Les propongo un sencillo juego. Párense. Deténganse por un instante tras leer estas letras. Cierren los ojos. Imagínense que llegan a su casa, a su edificio. Recorran cada una de las plantas y frente a las puertas de las viviendas traten de recordar cuántas mujeres viven en ellas. Desde bebés recién nacidas hasta la vieja que aparece de vez en cuando en el ascensor, acompañada por sus nietos o baja la basura. Las que trabajan fuera del hogar, ¿dónde lo hacen? ¿A qué se dedican? Las que sólo viven al parecer para atender a sus hijos, esposo, nietos, tías o abuelas, ¿qué aspecto tienen? ¿Se les ve contentas? ¿Se oyen sus gritos por el patio de luces?

No hay que ser muy listo para confirmar lo que los estudios sociales vienen reflejando desde hace años: la feminización de la pobreza. Esto es, una situación generalizada en la mayoría de los países y que hace visible a las mujeres como colectivo que constituye la mayoría de la población pobre del planeta. Entre las vecinas seguro que hay mujeres jóvenes. Esas que pueblan los institutos y la universidad, las cajas de los supermercados, las cocinas de pizzerías y hamburgueserías, los comercios de franquicias o los bares de copas con contratos temporales más ajustados que la ropa que les exige llevar el encargado.

Las mujeres inmigrantes nos limpian la casa, nos cuidan a los viejos o nos recogen a los niños del colegio

Hace quince años, en España ya había más de cuatro millones de mujeres jóvenes, de entre 16 y 29 años, en riesgo de exclusión por la dificultad de acceso al mercado laboral y la explotación por efecto de los contratos temporales, los bajos salarios o la economía sumergida. Si el principal riesgo es la pobreza no hablemos de la dependencia y el retraso en entrar en la vida adulta. Y si encima carecen de estudios o han quedado embarazadas sin desearlo les toca el boleto, más el complementario.

Seguimos contemplando nuestro alrededor. Vemos a mujeres inmigrantes. Nos limpian la casa, nos cuidan a los viejos o nos recogen a los niños del colegio. Algunas hasta nos sirven una copa en los bares o recogen nuestras cosechas. A sus problemas legales tienen que sumar los familiares, económicos y laborales, así como una importante discriminación en relación con otros grupos de trabajadores, tanto mujeres españolas como varones inmigrantes. ¿Y qué me dicen de las prostitutas? A lo mejor no viven junto a nosotros, pero las vemos al anochecer en los polígonos industriales, en las carreteras, en los clubes de luces refulgentes. Estas, más que pobres, son hijas de la pobreza.

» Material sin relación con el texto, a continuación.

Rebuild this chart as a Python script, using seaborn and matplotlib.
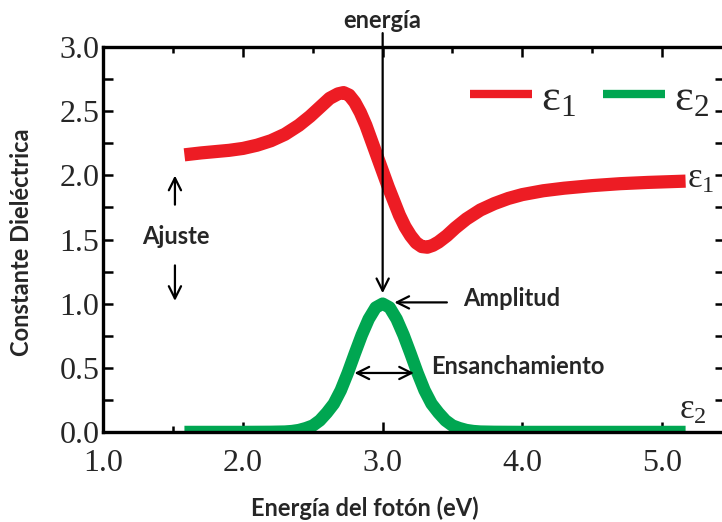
import numpy as np
import pandas as pd
import matplotlib.pyplot as plt
import seaborn as sns

# valores
energia_e1 = [1.58, 1.70, 1.80, 1.90, 2.00, 2.10, 2.20, 2.30, 2.40, 2.48, 2.55, 2.62,
              2.68, 2.72, 2.76, 2.80, 2.84, 2.88, 2.92, 2.96, 3.00, 3.04, 3.08, 3.12,
              3.16, 3.20, 3.24, 3.28, 3.32, 3.36, 3.40, 3.46, 3.52, 3.60, 3.70, 3.80,
              3.90, 4.00, 4.15, 4.30, 4.50, 4.70, 4.90, 5.17]
eps1 = [2.16, 2.175, 2.185, 2.195, 2.21, 2.235, 2.27, 2.32, 2.39, 2.46, 2.53, 2.60,
        2.635, 2.645, 2.625, 2.57, 2.49, 2.39, 2.27, 2.15, 2.03, 1.91, 1.80, 1.69,
        1.60, 1.53, 1.475, 1.445, 1.44, 1.455, 1.48, 1.53, 1.59, 1.66, 1.73, 1.78,
        1.82, 1.85, 1.88, 1.90, 1.92, 1.935, 1.945, 1.955]

energia_e2 = [1.58, 2.00, 2.20, 2.30, 2.35, 2.40, 2.45, 2.50, 2.55, 2.60, 2.65, 2.70,
              2.75, 2.80, 2.85, 2.90, 2.95, 3.00, 3.05, 3.10, 3.15, 3.20, 3.25, 3.30,
              3.35, 3.40, 3.45, 3.50, 3.55, 3.60, 3.65, 3.70, 3.80, 4.00, 4.50, 5.17]
eps2 = [0.0, 0.0, 0.001, 0.003, 0.007, 0.015, 0.03, 0.05, 0.09, 0.15, 0.22, 0.325,
        0.46, 0.61, 0.755, 0.88, 0.97, 1.0, 0.97, 0.88, 0.755, 0.61, 0.46, 0.325,
        0.22, 0.15, 0.09, 0.05, 0.03, 0.015, 0.007, 0.003, 0.001, 0.0, 0.0, 0.0]

xticks = [1.0, 2.0, 3.0, 4.0, 5.0]
yticks = [0.0, 0.5, 1.0, 1.5, 2.0, 2.5, 3.0]

rojo = '#ED1C24'
verde = '#00A651'

sns.set_style('ticks')
plt.rcParams['font.family'] = ['Lato', 'DejaVu Sans']
plt.rcParams['mathtext.fontset'] = 'custom'
plt.rcParams['mathtext.rm'] = 'Liberation Serif'
plt.rcParams['mathtext.it'] = 'Liberation Serif:italic'

fig = plt.figure(figsize=(7.22, 5.22), dpi=100)
ax = fig.add_axes([0.1433, 0.1724, 0.8604, 0.7375])

df1 = pd.DataFrame({'E': energia_e1, 'eps': eps1})
df2 = pd.DataFrame({'E': energia_e2, 'eps': eps2})
sns.lineplot(data=df1, x='E', y='eps', sort=False, color=rojo, linewidth=9.5,
             solid_capstyle='butt', label=r'$\mathrm{ε_1}$', ax=ax)
sns.lineplot(data=df2, x='E', y='eps', sort=False, color=verde, linewidth=9,
             solid_capstyle='butt', label=r'$\mathrm{ε_2}$', ax=ax)

ax.set_xlim(1.0, 5.45)
ax.set_ylim(0.0, 3.0)
ax.set_xticks(xticks)
ax.set_xticklabels(['%.1f' % v for v in xticks])
ax.set_yticks(yticks)
ax.set_yticklabels(['%.1f' % v for v in yticks])
ax.set_xticks(np.arange(1.5, 5.5, 1.0), minor=True)
ax.set_yticks(np.arange(0.25, 3.0, 0.5), minor=True)
ax.tick_params(which='both', direction='in', top=True, right=True, width=1.8,
               color='black', labelfontfamily='Liberation Serif', labelsize=23)
ax.tick_params(which='major', length=7)
ax.tick_params(axis='x', which='minor', length=4.5)
ax.tick_params(axis='y', which='minor', length=7)
ax.tick_params(axis='x', pad=12)
ax.tick_params(axis='y', pad=3)
for s in ax.spines.values():
    s.set_linewidth(2.4)
    s.set_color('black')
ax.set_xlabel('')
ax.set_ylabel('')

fs = 17
fig.text(365 / 722, 1 - 508 / 522, 'Energía del fotón (eV)', ha='center', va='center',
         fontsize=fs, fontweight='bold')
fig.text(22 / 722, 1 - 242 / 522, 'Constante Dieléctrica', ha='center', va='center',
         rotation=90, fontsize=fs, fontweight='bold')

leg = ax.legend(ncol=2, loc='center left', bbox_to_anchor=(0.59, 0.87), frameon=False,
                fontsize=32, handlelength=1.4, handletextpad=0.2, columnspacing=0.6,
                borderpad=0, borderaxespad=0)
for h in leg.get_lines():
    h.set_linewidth(6)
    h.set_solid_capstyle('butt')

# etiquetas al final de las curvas
ax.text(5.18, 1.97, r'$\mathrm{ε_1}$', fontsize=25, ha='left', va='center')
ax.text(5.12, 0.17, r'$\mathrm{ε_2}$', fontsize=25, ha='left', va='center')

flecha = dict(arrowstyle='->', lw=1.6, color='black', mutation_scale=22)
ax.text(3.0, 3.21, 'energía', ha='center', va='center', fontsize=fs, fontweight='bold')
ax.annotate('', xy=(3.0, 1.06), xytext=(3.0, 3.13), arrowprops=flecha, annotation_clip=False)

ax.text(3.575, 1.04, 'Amplitud', ha='left', va='center', fontsize=fs, fontweight='bold')
ax.annotate('', xy=(3.064, 1.01), xytext=(3.48, 1.01), arrowprops=flecha)

ax.text(3.35, 0.51, 'Ensanchamiento', ha='left', va='center', fontsize=fs, fontweight='bold')
ax.annotate('', xy=(2.778, 0.46), xytext=(3.244, 0.46),
            arrowprops=dict(arrowstyle='<->', lw=1.6, color='black', mutation_scale=22))

ax.text(1.52, 1.52, 'Ajuste', ha='center', va='center', fontsize=fs, fontweight='bold')
ax.annotate('', xy=(1.512, 2.02), xytext=(1.512, 1.75), arrowprops=flecha)
ax.annotate('', xy=(1.512, 1.00), xytext=(1.512, 1.32), arrowprops=flecha)

fig.savefig('out.png', dpi=100)
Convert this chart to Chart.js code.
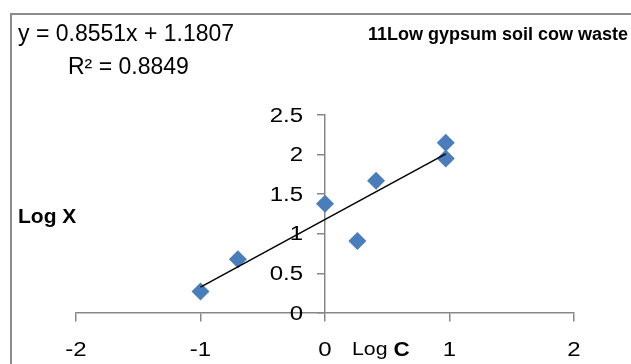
<!DOCTYPE html>
<html>
<head>
<meta charset="utf-8">
<script src="https://cdn.jsdelivr.net/npm/chart.js@4.4.0/dist/chart.umd.min.js"></script>
<style>
  html, body { margin: 0; padding: 0; background: #ffffff; }
  #wrap { width: 631px; height: 364px; position: relative; }
</style>
</head>
<body>
<div id="wrap"><canvas id="logChart" width="631" height="364"></canvas></div>
<script>
// Log C / Log X values
const logC = [-1.0, -0.70, 0.0, 0.26, 0.41, 0.97, 0.97];
const logX = [0.27, 0.68, 1.38, 0.91, 1.67, 2.15, 1.95];

// Linear trendline reported on the chart
const slope = 0.8551;
const intercept = 1.1807;
const rSquared = 0.8849;

const xTicks = [-2, -1, 0, 1, 2];
const yTicks = [0, 0.5, 1, 1.5, 2, 2.5];

const chartTitle = '11Low gypsum soil cow waste';

const colors = {
    marker: '#4a7ebb',
    axis: '#878787',
    text: '#000000',
    frame: '#8c8c8c'
};

const FONT = "'Liberation Sans', Arial, sans-serif";
const TICK_FONT = '20px ' + FONT;
const TICK_STRETCH = 1.2;

// Trendline endpoints at the first and last Log C value
const xMin = Math.min(...logC);
const xMax = Math.max(...logC);
const trendData = [xMin, xMax].map(x => ({ x: x, y: slope * x + intercept }));

const points = logC.map((c, i) => ({ x: c, y: logX[i] }));

// text with a horizontal stretch, anchored at (x, y)
function drawText(ctx, text, x, y, font, align, sx) {
    ctx.save();
    ctx.font = font;
    ctx.textAlign = align;
    ctx.textBaseline = 'middle';
    ctx.translate(x, y);
    ctx.scale(sx || 1, 1);
    ctx.fillText(text, 0, 0);
    ctx.restore();
}

// Texts drawn straight onto the canvas (frame, equation, titles, tick labels)
const annotations = {
    id: 'annotations',
    afterDraw(chart) {
        const ctx = chart.ctx;
        const xs = chart.scales.x;
        const ys = chart.scales.y;
        ctx.save();

        // outer frame
        ctx.strokeStyle = colors.frame;
        ctx.lineWidth = 2;
        ctx.strokeRect(11, 14, 700, 400);
        ctx.fillStyle = colors.text;

        // y tick labels left of the tick marks (axis crosses at x = 0)
        const yLabelRight = xs.getPixelForValue(0) - 22;
        yTicks.forEach(v => {
            drawText(ctx, String(v), yLabelRight, ys.getPixelForValue(v) + 1, TICK_FONT, 'right', TICK_STRETCH);
        });

        // x tick labels under the axis line
        const xLabelY = ys.getPixelForValue(0) + 37;
        xTicks.forEach(v => {
            drawText(ctx, String(v), xs.getPixelForValue(v), xLabelY, TICK_FONT, 'center', TICK_STRETCH);
        });

        // equation + R²
        drawText(ctx, 'y = ' + slope + 'x + ' + intercept, 18, 35, '23px ' + FONT, 'left');
        drawText(ctx, 'R² = ' + rSquared, 68, 68, '23px ' + FONT, 'left');

        // chart title
        drawText(ctx, chartTitle, 628, 35, 'bold 18px ' + FONT, 'right');

        // y axis title
        drawText(ctx, 'Log X', 18, 217, 'bold 20px ' + FONT, 'left', 1.05);

        // x axis title: "Log " regular, "C" bold
        ctx.font = '19px ' + FONT;
        const logW = ctx.measureText('Log ').width * 1.12;
        drawText(ctx, 'Log ', 352, xLabelY, '19px ' + FONT, 'left', 1.12);
        drawText(ctx, 'C', 352 + logW, xLabelY, 'bold 20px ' + FONT, 'left', 1.12);

        ctx.restore();
    }
};

new Chart(document.getElementById('logChart'), {
    type: 'scatter',
    data: {
        datasets: [{
            label: 'Log X',
            data: points,
            pointStyle: 'rectRot',
            pointRadius: 9,
            pointHoverRadius: 9,
            backgroundColor: colors.marker,
            borderColor: colors.marker,
            borderWidth: 0,
            clip: false,
            order: 2
        }, {
            type: 'line',
            label: 'Linear',
            data: trendData,
            borderColor: '#000000',
            borderWidth: 1.5,
            pointRadius: 0,
            fill: false,
            clip: false,
            order: 1
        }]
    },
    options: {
        responsive: false,
        animation: false,
        layout: {
            padding: { left: 76, right: 57, top: 115, bottom: 51 }
        },
        plugins: {
            legend: { display: false },
            tooltip: { enabled: false }
        },
        scales: {
            x: {
                type: 'linear',
                min: xTicks[0],
                max: xTicks[xTicks.length - 1],
                position: { y: 0 },
                afterBuildTicks: axis => { axis.ticks = xTicks.map(v => ({ value: v })); },
                border: { color: colors.axis, width: 1.5 },
                grid: {
                    drawOnChartArea: false,
                    drawTicks: true,
                    tickLength: 8,
                    tickColor: colors.axis,
                    lineWidth: 1.5
                },
                // labels drawn by the annotations plugin
                ticks: { display: false }
            },
            y: {
                type: 'linear',
                min: yTicks[0],
                max: yTicks[yTicks.length - 1],
                position: { x: 0 },
                afterBuildTicks: axis => { axis.ticks = yTicks.map(v => ({ value: v })); },
                border: { color: colors.axis, width: 1.5 },
                grid: {
                    drawOnChartArea: false,
                    drawTicks: true,
                    tickLength: 7,
                    tickColor: colors.axis,
                    lineWidth: 1.5
                },
                ticks: { display: false }
            }
        }
    },
    plugins: [annotations]
});
</script>
</body>
</html>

A quienes sí reconocemos, con seguridad, son a esas mujeres y madres solteras, cabezas de familias monoparentales. Separadas, divorciadas y viudas. ¿Recuerdan aquel juego de la infancia, para saltar a la comba, en el que se cantaba aquello de “soltera, casada, viuda… y monja”? ¿Cuántos grupos de riesgo habría que añadir ahora en la canción? Casi tantos como para no parar nunca de saltar. Y a las viudas pensionistas, esas que perciben el 45 por ciento de la base reguladora del cónyuge, si se encontraba en activo, y el 60 si estaba jubilado. A la brecha salarial se suma, por razón de aquella, la de las pensiones por jubilación, por su dedicación al trabajo doméstico, en la economía sumergida y, en general, los regímenes de menores prestaciones.

Si abren finalmente los ojos, ¿no creen que existen razones suficientes para una huelga el próximo 8 de marzo? Respondan sinceramente. De mujeres… y de hombres.